Biden delays order to block Nippon Steel’s $14.9bn bid for US steel—will the deal survive?
President Biden delays a decision to block Nippon Steel’s $14.9bn acquisition of US Steel, offering the companies until June 18 for a legal review. Amid national security concerns, this extension could give the controversial deal a lifeline, with Nippon Steel pushing for a second chance at the merger.
The Delay: A Lifeline or Temporary Reprieve?
President Biden’s decision to delay the order blocking Nippon Steel’s $14.9bn bid for US Steel has stirred up hope for the companies involved. Initially blocked on January 3rd for national security reasons, the transaction now has a reprieve until June 18. This extension allows time for the courts to evaluate the steelmakers' legal challenge to Biden’s executive order. US Steel and Nippon Steel argue the Committee on Foreign Investment in the United States (CFIUS) failed to offer a fair review, pushing for the decision to be overturned. This could give the companies a chance to revive the deal, potentially reshaping the future of the American steel industry.
National Security Concerns: A Cloud Over the Deal
The Biden administration has raised national security concerns over the proposed acquisition, with Treasury Secretary Janet Yellen confirming that the deal had undergone a "thorough analysis" by CFIUS. But even with extensive scrutiny, the decision to block the transaction has led to significant political and legal pushback. Both Biden and Trump have voiced opposition to the deal, citing the need to protect American industries and jobs, particularly as union votes are at stake. National security aside, this battle over foreign control of a key U.S. industry remains politically charged, and the delay may simply be a pause before the final verdict is rendered.
Legal Challenge: Steelmakers’ Last-Ditch Effort
In a bid to keep their deal alive, US Steel and Nippon Steel have taken the matter to court, alleging that Biden’s stance on the acquisition was biased from the start. The companies argue that they were denied a fair review and are now pushing for a fresh assessment that could allow them to move forward with the merger. CFIUS typically handles such matters without direct intervention from the president, but in this case, Biden took the reins after the committee couldn't reach a consensus. As the legal battle continues, the future of the deal hangs in the balance, with the June deadline marking a crucial moment.
Diplomatic Tensions: A Strained Alliance?

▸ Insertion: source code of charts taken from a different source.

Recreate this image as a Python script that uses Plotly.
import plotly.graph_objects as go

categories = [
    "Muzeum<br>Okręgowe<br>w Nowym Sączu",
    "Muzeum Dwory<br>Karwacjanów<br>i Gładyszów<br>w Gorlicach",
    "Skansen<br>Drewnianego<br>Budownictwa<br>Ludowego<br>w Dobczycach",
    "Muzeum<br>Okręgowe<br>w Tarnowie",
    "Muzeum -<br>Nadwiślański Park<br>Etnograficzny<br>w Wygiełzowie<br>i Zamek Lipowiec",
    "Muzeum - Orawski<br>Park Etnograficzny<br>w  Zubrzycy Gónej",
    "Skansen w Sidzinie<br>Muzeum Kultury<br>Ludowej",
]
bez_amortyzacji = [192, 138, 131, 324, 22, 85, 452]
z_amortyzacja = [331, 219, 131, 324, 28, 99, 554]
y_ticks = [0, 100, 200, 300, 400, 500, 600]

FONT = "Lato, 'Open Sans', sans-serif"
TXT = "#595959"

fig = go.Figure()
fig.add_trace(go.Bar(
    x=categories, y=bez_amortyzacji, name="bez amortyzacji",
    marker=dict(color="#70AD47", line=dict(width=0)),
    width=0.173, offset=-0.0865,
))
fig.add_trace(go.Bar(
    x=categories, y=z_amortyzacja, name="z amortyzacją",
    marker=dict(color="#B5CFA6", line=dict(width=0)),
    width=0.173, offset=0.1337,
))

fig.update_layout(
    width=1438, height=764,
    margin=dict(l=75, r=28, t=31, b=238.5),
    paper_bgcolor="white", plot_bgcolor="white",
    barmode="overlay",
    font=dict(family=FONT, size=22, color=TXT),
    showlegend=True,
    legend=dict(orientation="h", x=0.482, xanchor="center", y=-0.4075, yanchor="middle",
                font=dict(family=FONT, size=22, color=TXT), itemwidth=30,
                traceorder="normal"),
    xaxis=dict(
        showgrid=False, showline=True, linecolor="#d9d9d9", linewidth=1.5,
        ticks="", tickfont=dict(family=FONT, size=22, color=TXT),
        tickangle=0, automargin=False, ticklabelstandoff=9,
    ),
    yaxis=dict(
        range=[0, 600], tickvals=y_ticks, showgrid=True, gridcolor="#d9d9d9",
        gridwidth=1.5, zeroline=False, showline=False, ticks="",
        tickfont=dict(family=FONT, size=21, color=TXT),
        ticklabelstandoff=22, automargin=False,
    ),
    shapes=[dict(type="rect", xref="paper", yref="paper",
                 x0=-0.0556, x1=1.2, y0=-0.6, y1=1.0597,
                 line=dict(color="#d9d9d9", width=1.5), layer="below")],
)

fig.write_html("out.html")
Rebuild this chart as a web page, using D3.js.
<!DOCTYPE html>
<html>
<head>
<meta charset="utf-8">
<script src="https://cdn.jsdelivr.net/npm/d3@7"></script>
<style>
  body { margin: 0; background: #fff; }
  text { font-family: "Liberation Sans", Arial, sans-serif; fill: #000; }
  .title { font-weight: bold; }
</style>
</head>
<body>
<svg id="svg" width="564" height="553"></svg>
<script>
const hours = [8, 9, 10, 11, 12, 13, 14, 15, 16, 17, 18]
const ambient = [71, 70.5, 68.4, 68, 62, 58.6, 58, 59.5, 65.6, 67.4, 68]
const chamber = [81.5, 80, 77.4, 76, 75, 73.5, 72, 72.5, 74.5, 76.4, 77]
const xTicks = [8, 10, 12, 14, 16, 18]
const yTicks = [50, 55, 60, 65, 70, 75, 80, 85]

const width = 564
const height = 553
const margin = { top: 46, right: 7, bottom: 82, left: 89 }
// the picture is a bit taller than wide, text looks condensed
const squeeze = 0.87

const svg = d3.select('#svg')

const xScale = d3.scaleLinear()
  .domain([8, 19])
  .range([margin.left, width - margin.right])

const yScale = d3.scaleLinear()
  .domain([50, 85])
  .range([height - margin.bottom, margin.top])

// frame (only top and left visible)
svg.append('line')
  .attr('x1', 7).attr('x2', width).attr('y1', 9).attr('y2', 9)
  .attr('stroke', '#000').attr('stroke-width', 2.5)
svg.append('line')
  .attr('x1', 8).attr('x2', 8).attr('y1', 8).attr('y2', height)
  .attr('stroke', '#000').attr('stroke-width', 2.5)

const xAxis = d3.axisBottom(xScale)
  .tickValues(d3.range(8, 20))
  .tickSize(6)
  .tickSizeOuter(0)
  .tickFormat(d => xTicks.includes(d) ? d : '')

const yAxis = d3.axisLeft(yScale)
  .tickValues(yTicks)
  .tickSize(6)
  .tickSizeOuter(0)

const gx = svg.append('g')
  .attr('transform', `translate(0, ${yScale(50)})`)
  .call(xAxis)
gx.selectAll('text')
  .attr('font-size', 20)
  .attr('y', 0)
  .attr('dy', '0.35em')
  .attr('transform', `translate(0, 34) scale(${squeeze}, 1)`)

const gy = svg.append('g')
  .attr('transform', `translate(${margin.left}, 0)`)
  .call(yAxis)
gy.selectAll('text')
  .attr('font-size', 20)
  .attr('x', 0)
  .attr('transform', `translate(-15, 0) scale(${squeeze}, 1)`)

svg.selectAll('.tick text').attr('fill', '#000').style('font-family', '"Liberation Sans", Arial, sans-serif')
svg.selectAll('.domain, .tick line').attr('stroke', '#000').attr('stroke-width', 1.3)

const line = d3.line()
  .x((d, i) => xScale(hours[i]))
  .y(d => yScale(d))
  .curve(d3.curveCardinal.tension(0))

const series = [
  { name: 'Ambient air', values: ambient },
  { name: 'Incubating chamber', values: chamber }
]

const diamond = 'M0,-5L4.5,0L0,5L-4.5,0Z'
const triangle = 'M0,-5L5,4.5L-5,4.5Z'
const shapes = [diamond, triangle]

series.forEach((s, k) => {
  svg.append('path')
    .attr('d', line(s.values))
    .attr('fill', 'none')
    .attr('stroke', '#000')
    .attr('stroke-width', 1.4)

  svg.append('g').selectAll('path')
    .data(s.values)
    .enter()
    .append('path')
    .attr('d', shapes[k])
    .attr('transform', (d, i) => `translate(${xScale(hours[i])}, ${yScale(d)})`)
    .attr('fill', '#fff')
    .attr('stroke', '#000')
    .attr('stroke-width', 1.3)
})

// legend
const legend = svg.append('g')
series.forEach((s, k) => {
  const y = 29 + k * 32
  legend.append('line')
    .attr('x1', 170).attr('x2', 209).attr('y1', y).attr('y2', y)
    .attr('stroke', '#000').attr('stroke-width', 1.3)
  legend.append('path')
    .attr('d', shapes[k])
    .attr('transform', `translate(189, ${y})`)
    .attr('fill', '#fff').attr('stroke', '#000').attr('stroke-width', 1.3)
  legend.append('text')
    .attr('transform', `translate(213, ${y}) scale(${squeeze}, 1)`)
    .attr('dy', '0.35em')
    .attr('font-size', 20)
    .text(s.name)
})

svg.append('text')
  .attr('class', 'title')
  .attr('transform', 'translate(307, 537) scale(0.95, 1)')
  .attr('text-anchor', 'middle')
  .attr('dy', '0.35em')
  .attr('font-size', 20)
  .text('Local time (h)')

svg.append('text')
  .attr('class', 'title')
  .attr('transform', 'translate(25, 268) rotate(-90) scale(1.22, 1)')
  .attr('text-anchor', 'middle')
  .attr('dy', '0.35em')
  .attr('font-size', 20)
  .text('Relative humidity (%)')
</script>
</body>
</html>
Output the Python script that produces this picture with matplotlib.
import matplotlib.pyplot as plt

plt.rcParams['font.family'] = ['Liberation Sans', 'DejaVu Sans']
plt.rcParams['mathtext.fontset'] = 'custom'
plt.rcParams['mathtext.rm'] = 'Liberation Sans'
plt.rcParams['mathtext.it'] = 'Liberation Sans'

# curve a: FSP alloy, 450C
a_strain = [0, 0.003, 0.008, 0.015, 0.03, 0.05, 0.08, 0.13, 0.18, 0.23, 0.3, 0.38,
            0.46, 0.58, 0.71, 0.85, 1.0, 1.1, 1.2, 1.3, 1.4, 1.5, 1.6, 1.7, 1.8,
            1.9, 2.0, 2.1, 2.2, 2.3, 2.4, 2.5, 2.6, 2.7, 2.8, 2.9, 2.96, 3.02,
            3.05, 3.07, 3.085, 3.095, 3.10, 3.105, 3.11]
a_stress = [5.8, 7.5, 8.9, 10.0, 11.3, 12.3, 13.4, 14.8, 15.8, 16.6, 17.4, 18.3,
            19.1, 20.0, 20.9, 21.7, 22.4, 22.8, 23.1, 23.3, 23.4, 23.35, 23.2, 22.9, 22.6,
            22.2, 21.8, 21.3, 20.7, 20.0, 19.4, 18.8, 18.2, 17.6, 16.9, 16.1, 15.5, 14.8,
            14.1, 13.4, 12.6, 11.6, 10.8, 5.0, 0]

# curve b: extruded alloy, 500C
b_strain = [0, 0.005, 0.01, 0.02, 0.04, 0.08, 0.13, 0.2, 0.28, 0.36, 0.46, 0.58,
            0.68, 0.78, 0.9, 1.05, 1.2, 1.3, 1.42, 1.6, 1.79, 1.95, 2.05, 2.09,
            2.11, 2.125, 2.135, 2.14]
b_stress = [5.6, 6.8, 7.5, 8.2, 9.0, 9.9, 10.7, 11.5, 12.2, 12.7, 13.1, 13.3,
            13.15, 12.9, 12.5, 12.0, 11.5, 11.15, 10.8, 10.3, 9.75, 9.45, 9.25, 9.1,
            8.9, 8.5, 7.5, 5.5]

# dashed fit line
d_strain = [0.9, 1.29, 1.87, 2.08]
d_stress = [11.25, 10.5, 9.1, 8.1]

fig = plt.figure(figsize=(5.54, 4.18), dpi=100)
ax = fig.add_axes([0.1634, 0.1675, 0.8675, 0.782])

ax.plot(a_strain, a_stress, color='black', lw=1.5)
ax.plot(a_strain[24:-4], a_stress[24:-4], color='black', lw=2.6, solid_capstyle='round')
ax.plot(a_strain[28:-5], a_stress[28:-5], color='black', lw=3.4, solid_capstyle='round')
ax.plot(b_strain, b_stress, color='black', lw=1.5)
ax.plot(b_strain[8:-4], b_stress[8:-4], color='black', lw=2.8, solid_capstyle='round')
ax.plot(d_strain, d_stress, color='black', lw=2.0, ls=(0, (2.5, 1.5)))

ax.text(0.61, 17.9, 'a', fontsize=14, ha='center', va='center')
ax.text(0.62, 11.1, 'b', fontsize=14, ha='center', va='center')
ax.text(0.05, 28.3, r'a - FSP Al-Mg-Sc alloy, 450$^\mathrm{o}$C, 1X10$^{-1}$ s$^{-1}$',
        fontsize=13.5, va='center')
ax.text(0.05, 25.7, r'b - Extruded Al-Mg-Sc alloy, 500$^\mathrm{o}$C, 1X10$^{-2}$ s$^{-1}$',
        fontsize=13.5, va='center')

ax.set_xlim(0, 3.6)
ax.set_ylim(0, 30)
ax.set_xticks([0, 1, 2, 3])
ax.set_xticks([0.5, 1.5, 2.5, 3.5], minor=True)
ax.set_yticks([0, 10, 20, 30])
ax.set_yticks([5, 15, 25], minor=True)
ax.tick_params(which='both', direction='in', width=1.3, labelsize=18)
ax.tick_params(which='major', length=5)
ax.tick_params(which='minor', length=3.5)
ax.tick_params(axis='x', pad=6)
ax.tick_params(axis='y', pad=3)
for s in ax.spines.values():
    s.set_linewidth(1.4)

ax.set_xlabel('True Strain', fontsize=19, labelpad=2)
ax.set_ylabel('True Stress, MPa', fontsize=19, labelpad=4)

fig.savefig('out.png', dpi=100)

Japan’s foreign minister, Takeshi Iwaya, has expressed regret over Biden’s decision to block the sale, calling it a potential disruption to the Japan-U.S. alliance. Japan is a major investor in the U.S., and this ongoing controversy has caused unease within the business community. Iwaya emphasized the importance of handling this transaction with care, as the broader diplomatic relationship between the two countries could be at risk. With Japan’s economic interests on the line, the political ramifications of this case go beyond the steel industry and may influence future U.S.-Japan business relations.
What’s Next? The Final Countdown
As June 18 approaches, the steelmakers will continue their legal battle, hoping for a breakthrough that could allow them to complete the merger. But the clock is ticking. The case has garnered significant political attention, and with both national security concerns and international diplomacy at play, it’s unclear whether this acquisition will ever see the light of day. As the legal process unfolds, expect more twists in this high-stakes corporate drama. Will Biden’s decision stand, or will the steel giants get their deal after all?